Here’s what you need to know about the Holy Week

Holy Week is one of the most important times of the year for Catholics, it’s an eight-day period which started on Palm Sunday, filled with religious symbolism, ceremonial activities, obligation and renewal leading up to the end of Lent and Easter Sunday.
The Holy Week is explained in Matthew 21-27, Mark 11-15, Luke 19-23 and John 12-19. Holy Week started with the triumphal entry on Palm Sunday on the back of a colt as Zechariah prophesied in (Zechariah 9:9).
It is also referred to as Passion Week because during this period Jesus Christ truly revealed His passion for us in the suffering which He willingly went through on our behalf.
As Christians, we are called during this Holy Week to be passionate in our worship of Jesus and in our proclamation of the Gospel. As Jesus suffered for us, we should be willing to suffer for the cause of following Him and proclaiming the message of His death and resurrection.
After the Passion Sunday comes Holy Monday. It’s the last Monday prior to Easter Sunday. Traditionally, Holy Monday is the day on which Jesus cleansed the temple, He was praised by local children, and cursed the fig tree (Matthew 21:12-22). Scripture tells us in (Mathew 21:12-13), “Jesus entered the temple courts and drove out all who were buying and selling there. He turned over the tables of the money changers and the benches of those selling doves. ‘It is written,’ He said to them, “My house will be called a house of prayer, but you are making it ‘a den of robbers.”
The third day of Holy Week is Holy Tuesday. According to some common interpretation in the Bible, Holy Tuesday is when Jesus was given various challenges by the Pharisees and Sadducees over some issues such as marriage in heaven, paying taxes to Caesar and the source of His authority.
By the same common interpretation, this is the day Jesus commented on the widow’s donation (Mark 12 and Luke 21). Tuesday is also the day Jesus spoke to His eight woes against the Pharisees (Matthew 23:13-26).
The Wednesday of the Holy Week is Called ‘Spy Wednesday’, the day on which Judas betrayed Jesus to the Sanhedrin. Because Judas is taken to be sneaky, and his actions portrayed the image of a spy. All the synoptic gospels include an account of the betrayal Matthew 26:12-14, Mark 14:10-12 and Luke 22:3-6. But this is how the Gospel of Luke recounts these events in (Luke 22:3-6), “Then Satan entered into Judas called Iscariot, who was one of the twelve; he went away and conferred with the chief priests and officers of the temple police about how he might betray him to them. They were greatly pleased and agreed to give him money. So he consented and begin to look for an opportunity to betray him to them when no crowd was present”.

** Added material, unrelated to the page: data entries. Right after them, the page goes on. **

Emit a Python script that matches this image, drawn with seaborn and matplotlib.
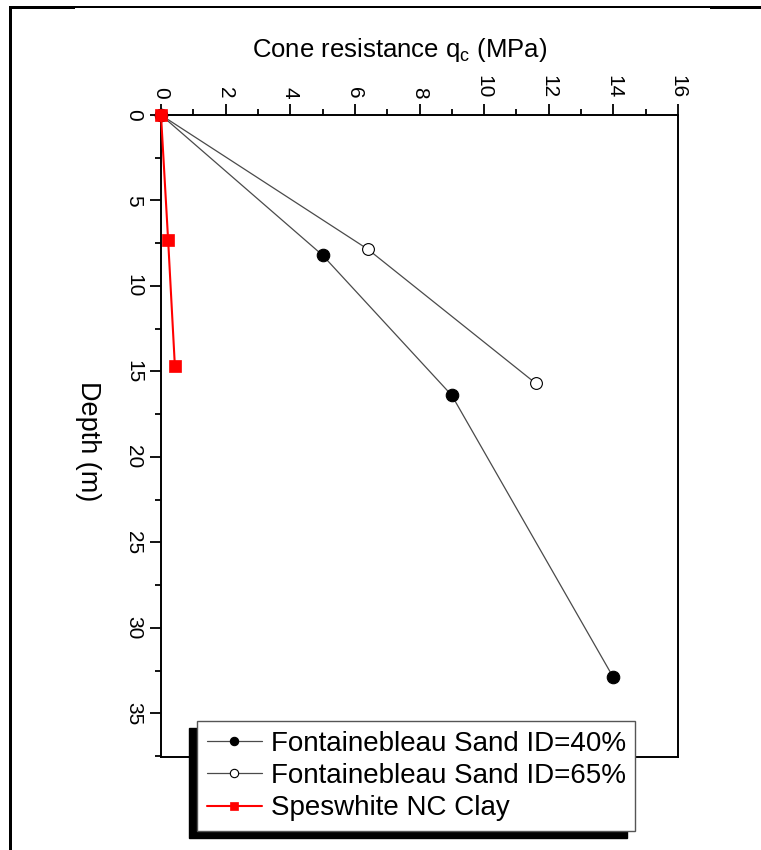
import matplotlib
matplotlib.use("Agg")
import matplotlib.pyplot as plt
from matplotlib.lines import Line2D
from matplotlib.patches import Rectangle
from matplotlib.ticker import MultipleLocator
import seaborn as sns
import pandas as pd

# Cone resistance profiles (qc in MPa against depth in m)
sand40_qc = [0.0, 5.0, 9.0, 14.0]
sand40_depth = [0.0, 8.2, 16.4, 32.9]
sand65_qc = [0.0, 6.4, 11.6]
sand65_depth = [0.0, 7.85, 15.7]
clay_qc = [0.0, 0.22, 0.43]
clay_depth = [0.0, 7.3, 14.7]

labels = ["Fontainebleau Sand ID=40%", "Fontainebleau Sand ID=65%", "Speswhite NC Clay"]
xticks = [0, 2, 4, 6, 8, 10, 12, 14, 16]
yticks = [0, 5, 10, 15, 20, 25, 30, 35]

sns.set_theme(style="white")
plt.rcParams["font.family"] = ["Liberation Sans", "DejaVu Sans"]
plt.rcParams["mathtext.fontset"] = "custom"
plt.rcParams["mathtext.rm"] = "Liberation Sans"

W, H = 761, 850
fig = plt.figure(figsize=(W / 100, H / 100), dpi=100)
fig.patch.set_facecolor("white")
ax = fig.add_axes([161 / W, 1 - 757 / H, (678 - 161) / W, (757 - 115) / H])

d40 = pd.DataFrame({"qc": sand40_qc, "depth": sand40_depth})
d65 = pd.DataFrame({"qc": sand65_qc, "depth": sand65_depth})
dcl = pd.DataFrame({"qc": clay_qc, "depth": clay_depth})

sns.lineplot(data=d40, x="qc", y="depth", sort=False, estimator=None, ax=ax,
             color="#4a4a4a", linewidth=0.9, marker="o", markersize=9,
             markerfacecolor="black", markeredgecolor="black", markeredgewidth=0.8,
             label=labels[0], clip_on=False, zorder=3)
sns.lineplot(data=d65, x="qc", y="depth", sort=False, estimator=None, ax=ax,
             color="#4a4a4a", linewidth=0.9, marker="o", markersize=8.5,
             markerfacecolor="white", markeredgecolor="black", markeredgewidth=0.8,
             label=labels[1], clip_on=False, zorder=3)
sns.lineplot(data=dcl, x="qc", y="depth", sort=False, estimator=None, ax=ax,
             color="#ff0000", linewidth=1.5, marker="s", markersize=8,
             markerfacecolor="#ff0000", markeredgecolor="#ff0000", markeredgewidth=0.5,
             label=labels[2], clip_on=False, zorder=4)

ax.set_xlim(0, 16)
ax.set_ylim(37.55, 0)
ax.set_xlabel("")
ax.set_ylabel("")

ax.xaxis.tick_top()
ax.set_xticks(xticks)
ax.set_yticks(yticks)
ax.xaxis.set_minor_locator(MultipleLocator(1))
ax.yaxis.set_minor_locator(MultipleLocator(2.5))
ax.tick_params(axis="x", which="both", top=True, bottom=False, direction="out",
               color="black", labelsize=15, labelcolor="black", labelrotation=-90, pad=4)
ax.tick_params(axis="y", which="both", left=True, right=False, direction="out",
               color="black", labelsize=15, labelcolor="black", labelrotation=-90, pad=5)
ax.tick_params(which="major", length=8, width=1.3)
ax.tick_params(which="minor", length=4, width=1.3)
for lab in ax.get_yticklabels():
    lab.set_verticalalignment("center")

for s in ax.spines.values():
    s.set_color("black")
    s.set_linewidth(1.4)
    s.set_visible(True)

fig.text(400 / W, 1 - 50 / H, r"Cone resistance q$_\mathregular{c}$ (MPa)",
         fontsize=18.5, ha="center", va="center", color="black")
fig.text(88 / W, 1 - 441 / H, "Depth (m)", fontsize=19.5, rotation=-90,
         ha="center", va="center", color="black")

handles, _ = ax.get_legend_handles_labels()
leg = ax.legend(handles, labels, loc="lower left",
                bbox_to_anchor=(197 / W, 1 - 831 / H), bbox_transform=fig.transFigure,
                fontsize=20, frameon=True, fancybox=False, shadow=False,
                handlelength=2.0, handletextpad=0.3, labelspacing=0.22,
                borderpad=0.35, borderaxespad=0.0, labelcolor="black")
leg.get_frame().set_edgecolor("#555555")
leg.get_frame().set_linewidth(1.0)
leg.get_frame().set_facecolor("white")
leg.get_frame().set_alpha(1.0)
leg.set_zorder(10)
for h in leg.legend_handles:
    h.set_markersize(6)

# solid drop shadow offset to the lower left of the legend box
fig.canvas.draw()
bb = leg.get_window_extent()
shadow = Rectangle((bb.x0 - 8, bb.y0 - 7), bb.width, bb.height, transform=None,
                   facecolor="black", edgecolor="black", zorder=9, clip_on=False)
ax.add_artist(shadow)

# outer frame: only its top and left edges fall inside the canvas
fig.add_artist(Rectangle((10, H - 8), W - 10, 2, transform=None,
                         facecolor="black", edgecolor="none", zorder=20))
fig.add_artist(Rectangle((9, 0), 3, H - 6, transform=None,
                         facecolor="black", edgecolor="none", zorder=21))
fig.add_artist(Rectangle((10, H - 9), 65, 3, transform=None,
                         facecolor="black", edgecolor="none", zorder=21))
fig.add_artist(Rectangle((710, H - 9), W - 710, 3, transform=None,
                         facecolor="black", edgecolor="none", zorder=21))

fig.savefig("out.png", dpi=100, facecolor="white")
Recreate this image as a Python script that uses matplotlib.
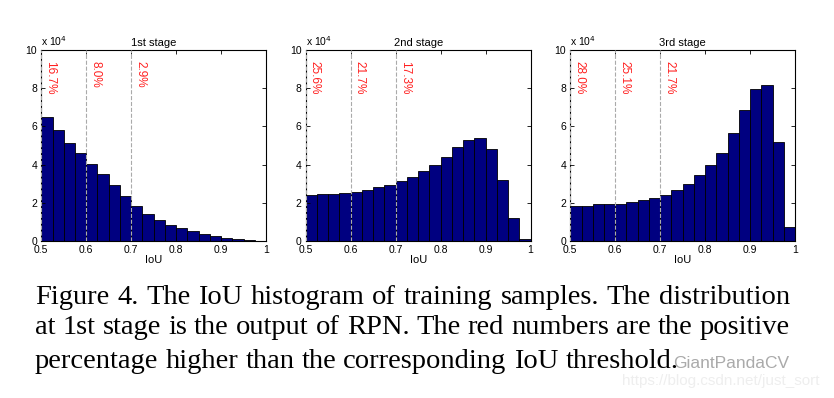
import matplotlib
matplotlib.use("Agg")
import matplotlib.pyplot as plt
import numpy as np

# histogram bins: IoU 0.5 .. 1.0, 20 bins
bin_edges = np.linspace(0.5, 1.0, 21)

# counts in units of 1e4
stage1 = [6.47, 5.80, 5.14, 4.62, 4.04, 3.48, 2.92, 2.34, 1.85, 1.43,
          1.08, 0.82, 0.65, 0.49, 0.38, 0.24, 0.16, 0.07, 0.02, 0.01]
stage2 = [2.41, 2.45, 2.48, 2.52, 2.57, 2.67, 2.80, 2.95, 3.13, 3.37,
          3.64, 4.00, 4.42, 4.91, 5.28, 5.37, 4.81, 3.18, 1.17, 0.09]
stage3 = [1.82, 1.85, 1.91, 1.91, 1.94, 2.01, 2.15, 2.26, 2.40, 2.64,
          2.97, 3.43, 3.99, 4.63, 5.63, 6.85, 7.97, 8.18, 5.17, 0.72]

titles = ["1st stage", "2nd stage", "3rd stage"]
thresholds = [0.5, 0.6, 0.7]
percents = [["16.7%", "8.0%", "2.9%"],
            ["25.6%", "21.7%", "17.3%"],
            ["28.0%", "25.1%", "21.7%"]]

caption = ["Figure 4. The IoU histogram of training samples. The distribution",
           "at 1st stage is the output of RPN. The red numbers are the positive",
           "percentage higher than the corresponding IoU threshold."]

fig = plt.figure(figsize=(8.34, 3.98), dpi=100)
plt.rcParams['font.family'] = ['Liberation Sans', 'DejaVu Sans']

lefts = [0.0495, 0.3666, 0.6838]
for k, counts in enumerate([stage1, stage2, stage3]):
    ax = fig.add_axes([lefts[k], 0.395, 0.2695, 0.479])
    ax.bar(bin_edges[:-1], counts, width=np.diff(bin_edges), align='edge',
           color='#000080', edgecolor='black', linewidth=0.6)
    for t in thresholds:
        ax.axvline(t, color='#aaaaaa', linestyle='--', linewidth=0.8, zorder=3)
    for t, p in zip(thresholds, percents[k]):
        ax.text(t + 0.007, 9.45, p, rotation=270, color='#ff2020',
                fontsize=8.5, ha='left', va='top')
    ax.set_xlim(0.5, 1.0)
    ax.set_ylim(0, 10)
    ax.set_xticks([0.5, 0.6, 0.7, 0.8, 0.9, 1.0])
    ax.set_xticklabels(["0.5", "0.6", "0.7", "0.8", "0.9", "1"])
    ax.set_yticks([0, 2, 4, 6, 8, 10])
    ax.tick_params(direction='in', length=3, width=0.6, labelsize=7.5,
                   top=True, right=True)
    ax.tick_params(axis='x', pad=3)
    ax.tick_params(axis='y', pad=3)
    for s in ax.spines.values():
        s.set_linewidth(0.8)
    ax.set_title(titles[k], fontsize=8, pad=3)
    ax.set_xlabel("IoU", fontsize=8, labelpad=0)
    ax.text(0.0, 1.01, r"x 10$^4$", transform=ax.transAxes, fontsize=7.5,
            ha='left', va='bottom')

# caption, justified like the paper (last line left aligned)
x0, x1 = 35, 790
ys = [297, 328, 361]
renderer = fig.canvas.get_renderer()
for i, (line, y) in enumerate(zip(caption, ys)):
    words = line.split(" ")
    texts = [fig.text(0, 1 - y / 398, w, fontsize=20.5,
                      family=['Liberation Serif'], ha='left', va='center')
             for w in words]
    widths = [t.get_window_extent(renderer).width for t in texts]
    space = fig.text(0, 0, "a b", fontsize=20.5, family=['Liberation Serif'])
    sw = space.get_window_extent(renderer).width
    ab = fig.text(0, 0, "ab", fontsize=20.5, family=['Liberation Serif'])
    sw -= ab.get_window_extent(renderer).width
    space.remove()
    ab.remove()
    if i < len(caption) - 1:
        gap = (x1 - x0 - sum(widths)) / (len(words) - 1)
    else:
        gap = sw
    x = x0
    for t, w in zip(texts, widths):
        t.set_x(x / 834)
        x += w + gap

fig.text(673 / 834, 1 - 363 / 398, "GiantPandaCV", fontsize=12.5,
         color='#aaaaaa', ha='left', va='center')
fig.text(622 / 834, 1 - 381 / 398, "https://blog.csdn.net/just_sort",
         fontsize=11, color='#eeeeee', ha='left', va='center')

fig.savefig("out.png", dpi=100)
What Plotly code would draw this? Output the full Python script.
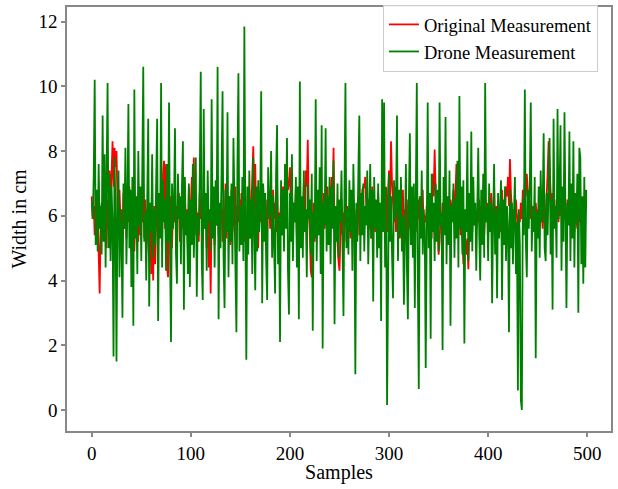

The fourth day of the Holy Week kicks off the Triduum starting from Holy Thursday, Holy Friday to Holy Saturday. And then, finally, Easter is here again. A day when Jesus conquered death and bring in everlasting life to you and me.
Holy Week is a very sacred time of the year when we commemorate and remember the last week of Jesus’ life on this earth. The greatest focus of the week is the Passion and the Resurrection of Jesus Christ and the events that led to it. During the days of the Holy Week, we suffer with Christ so that we might rise with Him at His glorious Resurrection (Easter Sunday).
Holy Week is indeed a time to clear our schedules of unnecessary activities. Our minds and hearts should always be fixed on Jesus and what He did for us.